» **OBJECTIVE**:
Give every line again exactly as it appears, please, but not the pictures.

» **DATA PROVIDED**:

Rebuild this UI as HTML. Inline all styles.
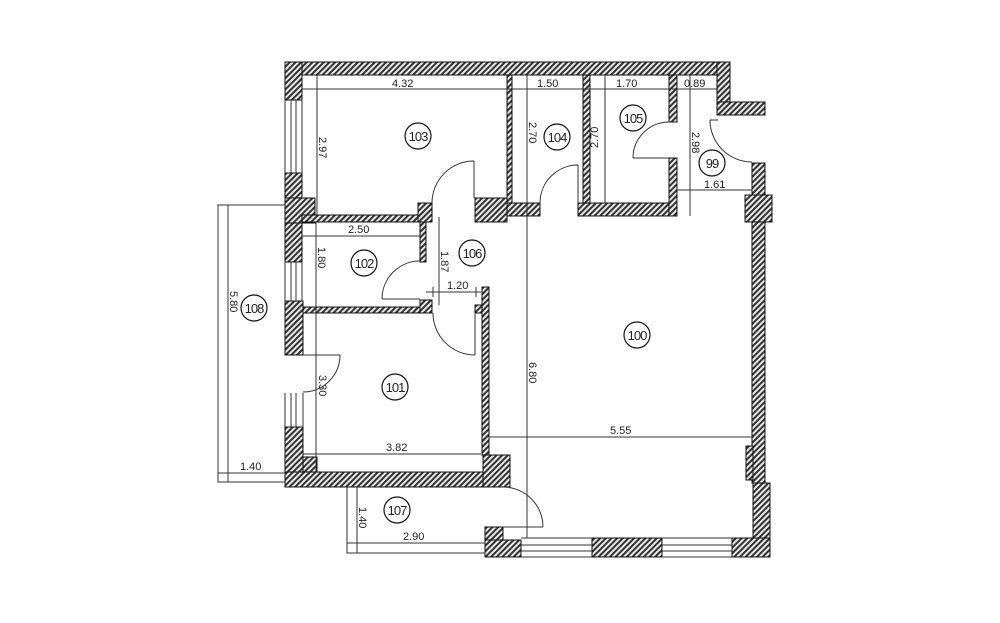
<!DOCTYPE html>
<html><head><meta charset="utf-8"><style>
html,body{margin:0;padding:0;background:#fff;}
svg{display:block;}
text{font-family:"Liberation Sans",sans-serif;font-size:11px;fill:#222;}
.c{font-size:13px;letter-spacing:-1px;}
</style></head><body>
<svg width="1000" height="623" viewBox="0 0 1000 623" xmlns="http://www.w3.org/2000/svg">
<defs>
<pattern id="h" width="4" height="4" patternUnits="userSpaceOnUse" patternTransform="rotate(45)">
<rect width="4" height="4" fill="#e8e8e8"/><rect width="2" height="4" fill="#333"/>
</pattern>
</defs>
<rect width="1000" height="623" fill="#fff"/>
<g fill="url(#h)" stroke="#111" stroke-width="1">
<!-- top wall -->
<rect x="285" y="62" width="445" height="13"/>
<rect x="717" y="62" width="13" height="53"/>
<rect x="717" y="102" width="48" height="13"/>
<!-- left wall -->
<rect x="285" y="62" width="17" height="38"/>
<rect x="285" y="173" width="17" height="89"/>
<rect x="285" y="198" width="30" height="25"/>
<rect x="285" y="301" width="18" height="54"/>
<rect x="285" y="427" width="18" height="60"/>
<rect x="285" y="472" width="225" height="15"/>
<rect x="303" y="457" width="14" height="15"/>
<rect x="483" y="455" width="27" height="32"/>
<!-- interior -->
<rect x="507" y="75" width="5" height="128"/>
<rect x="475" y="198" width="32" height="24"/>
<rect x="507" y="203" width="33" height="13"/>
<rect x="583" y="75" width="7" height="141"/>
<rect x="578" y="203" width="99" height="13"/>
<rect x="669" y="75" width="8" height="47"/>
<rect x="669" y="158" width="8" height="58"/>
<rect x="302" y="215" width="123" height="7"/>
<rect x="418" y="203" width="14" height="19"/>
<rect x="420" y="222" width="6" height="40"/>
<rect x="303" y="307" width="129" height="6"/>
<rect x="420" y="300" width="12" height="13"/>
<rect x="482" y="287" width="7" height="168"/>
<rect x="475" y="305" width="7" height="8"/>
<!-- right wall -->
<rect x="752" y="163" width="13" height="320"/>
<rect x="745" y="195" width="27" height="27"/>
<rect x="746" y="446" width="7" height="34"/>
<rect x="753" y="483" width="17" height="74"/>
<rect x="732" y="538" width="38" height="19"/>
<!-- bottom wall -->
<rect x="485" y="527" width="18" height="30"/>
<rect x="485" y="540" width="36" height="17"/>
<rect x="592" y="538" width="70" height="19"/>
</g>
<g stroke="#333" stroke-width="1" fill="none">
<!-- windows -->
<path d="M291 100V173M296 100V173M291 262V301M296 262V301M291 393V427M296 393V427"/>
<path d="M285 100V173M302 100V173M285 262V301M302 262V301M285 393V427M303 393V427"/>
<path d="M521 538H592M521 545H592M521 551H592M521 557H592M662 538H732M662 545H732M662 551H732M662 557H732"/>
<!-- balcony 108 -->
<path d="M285 205H218V482H285M228 205V482M218 473H285"/>
<!-- 107 -->
<path d="M347 487V553H485M357 487V553M347 543H485"/>
<!-- doors -->
<path d="M474 161V198M474 161A42 42 0 0 0 432 203"/>
<path d="M578 165V203M578 165A38 38 0 0 0 540 203"/>
<path d="M633 158H669M633 158A36 36 0 0 1 669 122"/>
<path d="M710 120H718M710 120A42 42 0 0 0 752 162"/>
<path d="M382 299H420M382 299A38 38 0 0 1 420 261"/>
<path d="M475 313V355M433 313A42 42 0 0 0 475 355"/>
<path d="M303 355H340M340 355A37 37 0 0 1 303 392"/>
<path d="M503 527H543M503 487A40 40 0 0 1 543 527"/>
<!-- dimension lines -->
<path d="M302 89H718M317 75V215M527 75V538M605 75V203M690 75V216M677 190H752"/>
<path d="M302 236H420M316 222V472M439 217V305M426 292H481M433 287V297M476 287V297"/>
<path d="M303 454H481M489 437H753"/>
</g>
<g>
<text x="392" y="87">4.32</text>
<text x="537" y="87">1.50</text>
<text x="616" y="87">1.70</text>
<text x="684" y="87">0.89</text>
<text x="348" y="233">2.50</text>
<text x="447" y="289">1.20</text>
<text x="704" y="188">1.61</text>
<text x="386" y="451">3.82</text>
<text x="610" y="434">5.55</text>
<text x="240" y="470">1.40</text>
<text x="403" y="540">2.90</text>
<text transform="translate(319,137) rotate(90)">2.97</text>
<text transform="translate(529,122) rotate(90)">2.70</text>
<text transform="translate(598,148) rotate(-90)">2.70</text>
<text transform="translate(692,132) rotate(90)">2.98</text>
<text transform="translate(318,247) rotate(90)">1.80</text>
<text transform="translate(441,251) rotate(90)">1.87</text>
<text transform="translate(230,291) rotate(90)">5.80</text>
<text transform="translate(319,375) rotate(90)">3.30</text>
<text transform="translate(529,362) rotate(90)">6.80</text>
<text transform="translate(359,507) rotate(90)">1.40</text>
</g>
<g fill="none" stroke="#111" stroke-width="1.2">
<circle cx="418" cy="136" r="13"/><circle cx="557" cy="137" r="13"/>
<circle cx="633" cy="118" r="13"/><circle cx="712" cy="163" r="13"/>
<circle cx="364" cy="263" r="13"/><circle cx="472" cy="253" r="13"/>
<circle cx="637" cy="335" r="13"/><circle cx="395" cy="387" r="13"/>
<circle cx="254" cy="308" r="13"/><circle cx="397" cy="510" r="13"/>
</g>
<g class="c" text-anchor="middle">
<text class="c" x="418" y="141">103</text><text class="c" x="557" y="142">104</text>
<text class="c" x="633" y="123">105</text><text class="c" x="712" y="168">99</text>
<text class="c" x="364" y="268">102</text><text class="c" x="472" y="258">106</text>
<text class="c" x="637" y="340">100</text><text class="c" x="395" y="392">101</text>
<text class="c" x="254" y="313">108</text><text class="c" x="397" y="515">107</text>
</g>
</svg>
</body></html>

» **EXPECTED ANSWER**:
Rebuild this UI as HTML. Inline all styles.
<!DOCTYPE html>
<html><head><meta charset="utf-8"><style>
html,body{margin:0;padding:0;background:#fff;}
svg{display:block;}
text{font-family:"Liberation Sans",sans-serif;font-size:11px;fill:#222;}
.c{font-size:13px;letter-spacing:-1px;}
</style></head><body>
<svg width="1000" height="623" viewBox="0 0 1000 623" xmlns="http://www.w3.org/2000/svg">
<defs>
<pattern id="h" width="4" height="4" patternUnits="userSpaceOnUse" patternTransform="rotate(45)">
<rect width="4" height="4" fill="#e8e8e8"/><rect width="2" height="4" fill="#333"/>
</pattern>
</defs>
<rect width="1000" height="623" fill="#fff"/>
<g fill="url(#h)" stroke="#111" stroke-width="1">
<!-- top wall -->
<rect x="285" y="62" width="445" height="13"/>
<rect x="717" y="62" width="13" height="53"/>
<rect x="717" y="102" width="48" height="13"/>
<!-- left wall -->
<rect x="285" y="62" width="17" height="38"/>
<rect x="285" y="173" width="17" height="89"/>
<rect x="285" y="198" width="30" height="25"/>
<rect x="285" y="301" width="18" height="54"/>
<rect x="285" y="427" width="18" height="60"/>
<rect x="285" y="472" width="225" height="15"/>
<rect x="303" y="457" width="14" height="15"/>
<rect x="483" y="455" width="27" height="32"/>
<!-- interior -->
<rect x="507" y="75" width="5" height="128"/>
<rect x="475" y="198" width="32" height="24"/>
<rect x="507" y="203" width="33" height="13"/>
<rect x="583" y="75" width="7" height="141"/>
<rect x="578" y="203" width="99" height="13"/>
<rect x="669" y="75" width="8" height="47"/>
<rect x="669" y="158" width="8" height="58"/>
<rect x="302" y="215" width="123" height="7"/>
<rect x="418" y="203" width="14" height="19"/>
<rect x="420" y="222" width="6" height="40"/>
<rect x="303" y="307" width="129" height="6"/>
<rect x="420" y="300" width="12" height="13"/>
<rect x="482" y="287" width="7" height="168"/>
<rect x="475" y="305" width="7" height="8"/>
<!-- right wall -->
<rect x="752" y="163" width="13" height="320"/>
<rect x="745" y="195" width="27" height="27"/>
<rect x="746" y="446" width="7" height="34"/>
<rect x="753" y="483" width="17" height="74"/>
<rect x="732" y="538" width="38" height="19"/>
<!-- bottom wall -->
<rect x="485" y="527" width="18" height="30"/>
<rect x="485" y="540" width="36" height="17"/>
<rect x="592" y="538" width="70" height="19"/>
</g>
<g stroke="#333" stroke-width="1" fill="none">
<!-- windows -->
<path d="M291 100V173M296 100V173M291 262V301M296 262V301M291 393V427M296 393V427"/>
<path d="M285 100V173M302 100V173M285 262V301M302 262V301M285 393V427M303 393V427"/>
<path d="M521 538H592M521 545H592M521 551H592M521 557H592M662 538H732M662 545H732M662 551H732M662 557H732"/>
<!-- balcony 108 -->
<path d="M285 205H218V482H285M228 205V482M218 473H285"/>
<!-- 107 -->
<path d="M347 487V553H485M357 487V553M347 543H485"/>
<!-- doors -->
<path d="M474 161V198M474 161A42 42 0 0 0 432 203"/>
<path d="M578 165V203M578 165A38 38 0 0 0 540 203"/>
<path d="M633 158H669M633 158A36 36 0 0 1 669 122"/>
<path d="M710 120H718M710 120A42 42 0 0 0 752 162"/>
<path d="M382 299H420M382 299A38 38 0 0 1 420 261"/>
<path d="M475 313V355M433 313A42 42 0 0 0 475 355"/>
<path d="M303 355H340M340 355A37 37 0 0 1 303 392"/>
<path d="M503 527H543M503 487A40 40 0 0 1 543 527"/>
<!-- dimension lines -->
<path d="M302 89H718M317 75V215M527 75V538M605 75V203M690 75V216M677 190H752"/>
<path d="M302 236H420M316 222V472M439 217V305M426 292H481M433 287V297M476 287V297"/>
<path d="M303 454H481M489 437H753"/>
</g>
<g>
<text x="392" y="87">4.32</text>
<text x="537" y="87">1.50</text>
<text x="616" y="87">1.70</text>
<text x="684" y="87">0.89</text>
<text x="348" y="233">2.50</text>
<text x="447" y="289">1.20</text>
<text x="704" y="188">1.61</text>
<text x="386" y="451">3.82</text>
<text x="610" y="434">5.55</text>
<text x="240" y="470">1.40</text>
<text x="403" y="540">2.90</text>
<text transform="translate(319,137) rotate(90)">2.97</text>
<text transform="translate(529,122) rotate(90)">2.70</text>
<text transform="translate(598,148) rotate(-90)">2.70</text>
<text transform="translate(692,132) rotate(90)">2.98</text>
<text transform="translate(318,247) rotate(90)">1.80</text>
<text transform="translate(441,251) rotate(90)">1.87</text>
<text transform="translate(230,291) rotate(90)">5.80</text>
<text transform="translate(319,375) rotate(90)">3.30</text>
<text transform="translate(529,362) rotate(90)">6.80</text>
<text transform="translate(359,507) rotate(90)">1.40</text>
</g>
<g fill="none" stroke="#111" stroke-width="1.2">
<circle cx="418" cy="136" r="13"/><circle cx="557" cy="137" r="13"/>
<circle cx="633" cy="118" r="13"/><circle cx="712" cy="163" r="13"/>
<circle cx="364" cy="263" r="13"/><circle cx="472" cy="253" r="13"/>
<circle cx="637" cy="335" r="13"/><circle cx="395" cy="387" r="13"/>
<circle cx="254" cy="308" r="13"/><circle cx="397" cy="510" r="13"/>
</g>
<g class="c" text-anchor="middle">
<text class="c" x="418" y="141">103</text><text class="c" x="557" y="142">104</text>
<text class="c" x="633" y="123">105</text><text class="c" x="712" y="168">99</text>
<text class="c" x="364" y="268">102</text><text class="c" x="472" y="258">106</text>
<text class="c" x="637" y="340">100</text><text class="c" x="395" y="392">101</text>
<text class="c" x="254" y="313">108</text><text class="c" x="397" y="515">107</text>
</g>
</svg>
</body></html>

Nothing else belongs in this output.